Q. I do lots of searching for information on the Web—not just for my professional work, but also to help my kids with their homework. What’s a really good all-around search engine?
A. Up to now the one I used most was Google. It’s received loads of accolades from the technology press, and Yahoo and Netscape even use it to augment their search services. It’s fast and very thorough. But I may switch—or at least expand—my list of favorites. Recently, a new search engine has come along that one-ups Google.
The new one, iLOR ( www.ilor.com ), uses Google as its search engine and then adds some very user-friendly extras. When you begin a search with iLOR, the opening screen looks just like Google’s. But when your mouse passes over one of the suggested search results, a small box appears offering you several options. For example, I entered my name in the search box and clicked on Search . When my results appeared, I moused over to the second item on the page, triggering the options box (see below).

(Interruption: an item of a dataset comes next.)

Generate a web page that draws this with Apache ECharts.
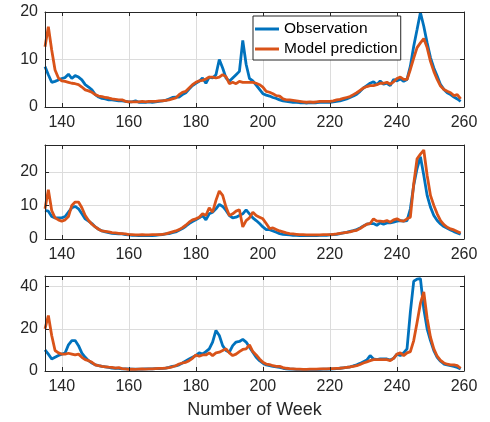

The first option, put in my list , triggers a second box that keeps track of links you’ve already selected and lets you e-mail a link to someone or add it to your Favorites list.
Another iLOR option— go now-anchor here —opens yet another window with a link to the original search results page so that, no matter how deeply you proceed with your search, you can get back to the search page with one click rather than having to tap, tap, tap on the Back button. A third iLOR option— open in taskbar —creates a separate search window for the highlighted item.
As you can see, it’s a very search-friendly tool.
To avoid being accused of search-engine bias, I’ll provide you with a few other really good search tools:
Altavista ( www.altavista.com ) lets you customize your search by date and geography. It also contains Babel Fish, which translates text into many different languages.
IxQuick ( www.ixquick.com ) hunts through 14 other search engines and then ranks the results by the number of times a find is listed.
Wisenut ( www.wisenut.com ) uses a technology similar to Google—albeit it’s a bit slower. But it adds a quality feature—ranking finds by the number of matched links. It also can search in multiple languages.